The Chief was introduced as Indian’s heavyweight competitor to Harley-Davidson and lasted for 31 years. In 1922, 21 years after the company began building bikes, Indian launched the Chief with a 61 cubic inch flathead V-twin, although a larger 74 cubic inch bike, called the Big Chief, was an option. The 61-inch Chef only lasted until 1928, when it was discontinued, but the 74-inch flathead engine remained until 1950. Indian remained faithful to the principle of a flathead, and in doing so escaped some of the pitfalls that Harley-Davidson encountered in their efforts with overhead valve designs.
Aside from the engine, the Indian was actually rather unconventional, with its left-hand twist grip (apparently so that policemen would be able to use their pistols with their right hand), a foot clutch, hand shift and the ignition advance controlled by the right handlebar grip. A 3-speed gearbox was standard, but a 4-speed gearbox and a reverse gear were options.
Before the Second World War, front suspension was by leaf spring, but in the postwar years this was changed to girder and coil springs. Rear suspension, meanwhile, went from an un-sprung hard-tail to a coil spring plunger. The Indian Chief benefitted from a range of spectacular paint colors after E. Paul DuPont took control of the company (after the merger of Indian with DuPont motors) in 1930, and these eye-grabbing paint finishes made for one of the most distinctive external features of Indian motorcycles. The instantly recognizable art-deco skirted fenders first appeared in 1940 and were accompanied by large leather saddles with a chrome plated grab rail for the passenger.

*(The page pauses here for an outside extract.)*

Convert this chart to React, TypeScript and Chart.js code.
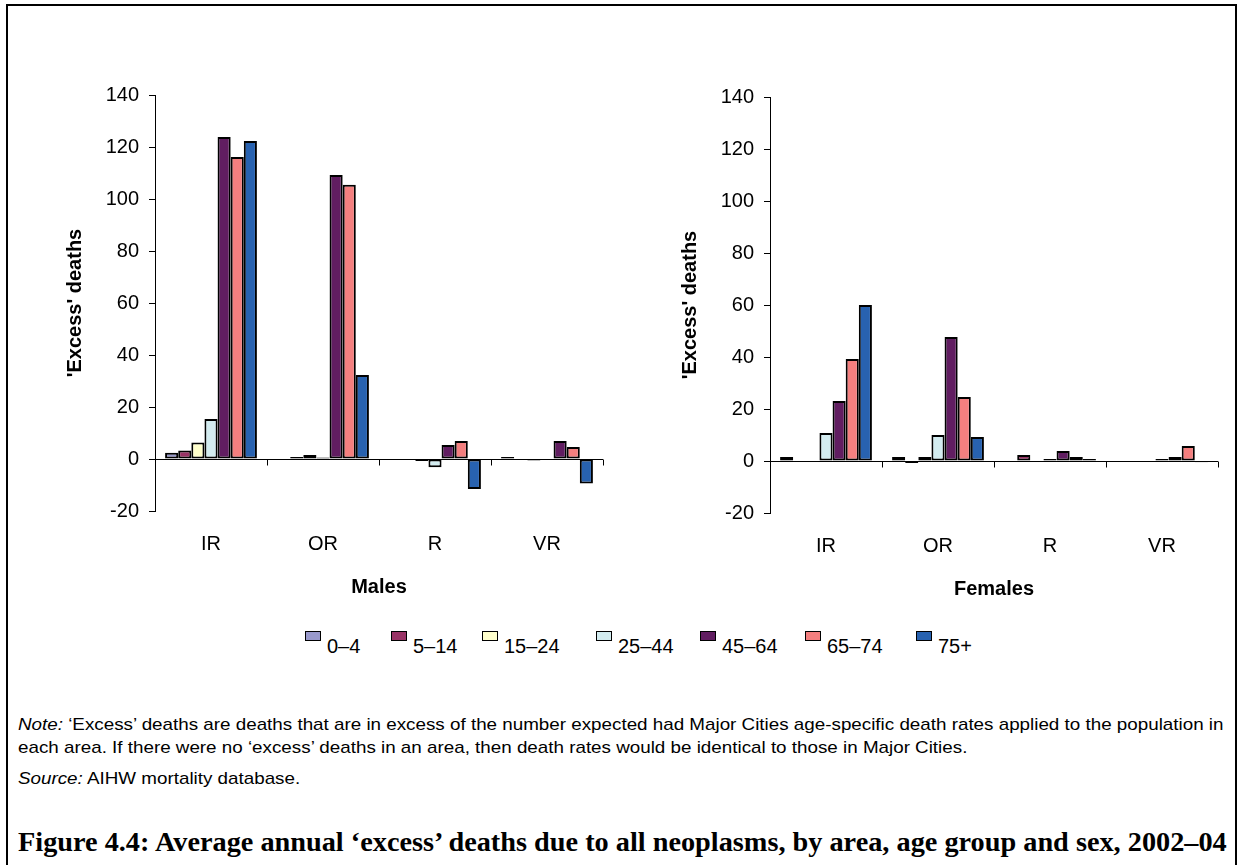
import React, { useEffect, useRef } from 'react';
import { Chart, registerables } from 'chart.js';

Chart.register(...registerables);

// ---------- data ----------
const CATEGORIES = ['IR', 'OR', 'R', 'VR'];
const AGE_GROUPS = ['0–4', '5–14', '15–24', '25–44', '45–64', '65–74', '75+'];
const AGE_COLORS = ['#9999cc', '#993366', '#ffffcc', '#d3ecf0', '#611d61', '#f47f7f', '#2862b0'];

const Y_MIN = -20;
const Y_MAX = 140;
const Y_STEP = 20;

// Males: values per area (IR, OR, R, VR)
const MALES_0_4 = [2.4, null, null, 0.8];
const MALES_5_14 = [3.3, 0.8, null, null];
const MALES_15_24 = [6.3, 1.5, -0.8, -0.6];
const MALES_25_44 = [15.4, 0.6, -3.2, null];
const MALES_45_64 = [123.8, 109.2, 5.4, 6.9];
const MALES_65_74 = [116.2, 105.5, 6.9, 4.6];
const MALES_75_PLUS = [122.3, 32.3, -11.5, -9.4];

// Females: values per area (IR, OR, R, VR)
const FEMALES_0_4 = [1.5, 1.5, null, null];
const FEMALES_5_14 = [null, -0.8, 2.3, null];
const FEMALES_15_24 = [null, 1.5, null, null];
const FEMALES_25_44 = [10.8, 10.0, 0.8, 0.8];
const FEMALES_45_64 = [23.1, 47.7, 3.8, 1.5];
const FEMALES_65_74 = [39.2, 24.6, 1.5, 5.8];
const FEMALES_75_PLUS = [60.0, 9.2, 0.8, -0.5];

const MALE_SERIES = [MALES_0_4, MALES_5_14, MALES_15_24, MALES_25_44, MALES_45_64, MALES_65_74, MALES_75_PLUS];
const FEMALE_SERIES = [FEMALES_0_4, FEMALES_5_14, FEMALES_15_24, FEMALES_25_44, FEMALES_45_64, FEMALES_65_74, FEMALES_75_PLUS];

const Y_TITLE = "'Excess' deaths";
const NOTE_LINE_1 = '‘Excess’ deaths are deaths that are in excess of the number expected had Major Cities age-specific death rates applied to the population in';
const NOTE_LINE_2 = 'each area. If there were no ‘excess’ deaths in an area, then death rates would be identical to those in Major Cities.';
const SOURCE_TEXT = 'AIHW mortality database.';
const CAPTION = 'Figure 4.4: Average annual ‘excess’ deaths due to all neoplasms, by area, age group and sex, 2002–04';

// ---------- layout / styling ----------
const SANS = '"Liberation Sans", Arial, sans-serif';
const SERIF = '"Liberation Serif", "Times New Roman", serif';
const LEGEND_LEFT = [305, 391, 482, 596, 700, 805, 916];

const zeroAxisPlugin = {
  id: 'zeroAxis',
  beforeDatasetsDraw(chart: any) {
    const { ctx, chartArea, scales } = chart;
    const xs = scales.x;
    const y0 = Math.round(scales.y.getPixelForValue(0)) + 0.5;
    ctx.save();
    ctx.strokeStyle = '#000';
    ctx.lineWidth = 1;
    ctx.beginPath();
    ctx.moveTo(chartArea.left, y0);
    ctx.lineTo(chartArea.right, y0);
    const n = CATEGORIES.length;
    for (let i = 1; i <= n; i++) {
      const bx = i < n
        ? (xs.getPixelForValue(i - 1) + xs.getPixelForValue(i)) / 2
        : chartArea.right;
      const px = Math.round(bx) + 0.5;
      ctx.moveTo(px, y0);
      ctx.lineTo(px, y0 + 6);
    }
    ctx.stroke();
    ctx.restore();
  },
};

function makeConfig(series: (number | null)[][], title: string): any {
  return {
    type: 'bar',
    data: {
      labels: CATEGORIES,
      datasets: series.map((vals, i) => ({
        label: AGE_GROUPS[i],
        data: vals,
        backgroundColor: AGE_COLORS[i],
        borderColor: '#000',
        borderWidth: 2,
        borderSkipped: false,
        barPercentage: 1,
        categoryPercentage: 0.82,
      })),
    },
    plugins: [zeroAxisPlugin],
    options: {
      responsive: false,
      animation: false,
      devicePixelRatio: 1,
      layout: { padding: { top: 8, right: 17, bottom: 0, left: 0 } },
      plugins: {
        legend: { display: false },
        tooltip: { enabled: false },
        title: { display: false },
      },
      scales: {
        x: {
          grid: { display: false },
          border: { display: false },
          ticks: { color: '#000', font: { family: SANS, size: 20 }, padding: 13, maxRotation: 0 },
          title: {
            display: true,
            text: title,
            color: '#000',
            font: { family: SANS, size: 20, weight: 'bold' },
            padding: { top: 0, bottom: 11 },
          },
          afterFit: (s: any) => { s.height = 99; },
        },
        y: {
          min: Y_MIN,
          max: Y_MAX,
          ticks: { stepSize: Y_STEP, color: '#000', font: { family: SANS, size: 20 }, padding: 10 },
          grid: { display: true, drawOnChartArea: false, drawTicks: true, tickLength: 6, color: '#000', lineWidth: 1 },
          border: { display: true, color: '#000', width: 1 },
          title: {
            display: true,
            text: Y_TITLE,
            color: '#000',
            font: { family: SANS, size: 20, weight: 'bold' },
            padding: { top: 23, bottom: 0 },
          },
          afterFit: (s: any) => { s.width = 115; },
        },
      },
    },
  };
}

function BarPanel(props: { series: (number | null)[][]; title: string; left: number; top: number }) {
  const ref = useRef<HTMLCanvasElement | null>(null);
  useEffect(() => {
    if (!ref.current) return;
    const chart = new Chart(ref.current, makeConfig(props.series, props.title));
    return () => chart.destroy();
  }, []);
  return (
    <canvas
      ref={ref}
      width={580}
      height={537}
      style={{ position: 'absolute', left: props.left, top: props.top, width: 580, height: 537 }}
    />
  );
}

export default function App() {
  return (
    <div style={{ position: 'absolute', left: 0, top: 0, width: 1240, height: 865, overflow: 'hidden', background: '#fff' }}>
      <div
        style={{
          position: 'absolute', left: 6, top: 4, width: 1231, height: 861,
          boxSizing: 'border-box', borderTop: '2px solid #000', borderLeft: '2px solid #000',
          borderRight: '2px solid #000',
        }}
      />
      <BarPanel series={MALE_SERIES} title="Males" left={40} top={73} />
      <BarPanel series={FEMALE_SERIES} title="Females" left={655} top={75} />

      {AGE_GROUPS.map((g, i) => (
        <div
          key={g}
          style={{
            position: 'absolute', left: LEGEND_LEFT[i], top: 631, display: 'flex', alignItems: 'flex-start',
            fontFamily: SANS, fontSize: 20, color: '#000', whiteSpace: 'nowrap',
          }}
        >
          <div
            style={{
              width: 14, height: 8, marginRight: 6,
              background: AGE_COLORS[i], border: '1px solid #000',
            }}
          />
          <div style={{ lineHeight: '20px', marginTop: 5 }}>{g}</div>
        </div>
      ))}

      <div
        style={{
          position: 'absolute', left: 18, top: 713, fontFamily: SANS, fontSize: 17, lineHeight: '23px',
          color: '#000', whiteSpace: 'nowrap', transform: 'scaleX(1.106)', transformOrigin: '0 0',
        }}
      >
        <div><i>Note:</i> {NOTE_LINE_1}</div>
        <div>{NOTE_LINE_2}</div>
        <div style={{ marginTop: 8 }}><i>Source:</i> {SOURCE_TEXT}</div>
      </div>

      <div
        style={{
          position: 'absolute', left: 18, top: 827, fontFamily: SERIF, fontSize: 28, fontWeight: 'bold',
          color: '#000', whiteSpace: 'nowrap', lineHeight: '30px', transform: 'scaleX(1.01)', transformOrigin: '0 0',
        }}
      >
        {CAPTION}
      </div>
    </div>
  );
}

After World War II, the Chief was the only Indian motorcycle to return to production. In the postwar years, the V-twin made 40 bhp and could propel the bike to 85 mph, but more aggressive cams, careful tuning and a magneto ignition made 100 mph a reality, and 35 mpg was possible. In 1950, telescopic front forks came out and the engine was stroked to its final 80 cubic inch size. At 550 lb, the Chief was no featherweight, but its mass was actually quite manageable until it came to stopping, when the tiny drum brakes proved unequal to the task.
Postwar Chiefs also received a smoother siamese exhaust, and a new instrument panel and chrome Stewart Warner speedometer dominated the tank. Needle bearings in the front forks were replaced by bushings with grease fittings, and the frame crossmember behind the seat became a curved section of square tubing. An illuminated Indian chief’s head placed right atop the front fender became the bike’s most iconic feature.
The postwar years saw Indian flounder with smaller twins that never got properly developed, but the Chief continued on as the company’s standard bearer until the very end of production in 1953.
The Indian Chief is one of the few legendary American motorcycles that isn’t a Harley-Davidson, and these days sound examples of the Chief are much prized and many have been beautifully restored in the Easter egg colors for which they are best known. Once the rider gets used to the idiosyncrasies of the controls, the Chief is still a fast, elegant and even reliable way to travel America.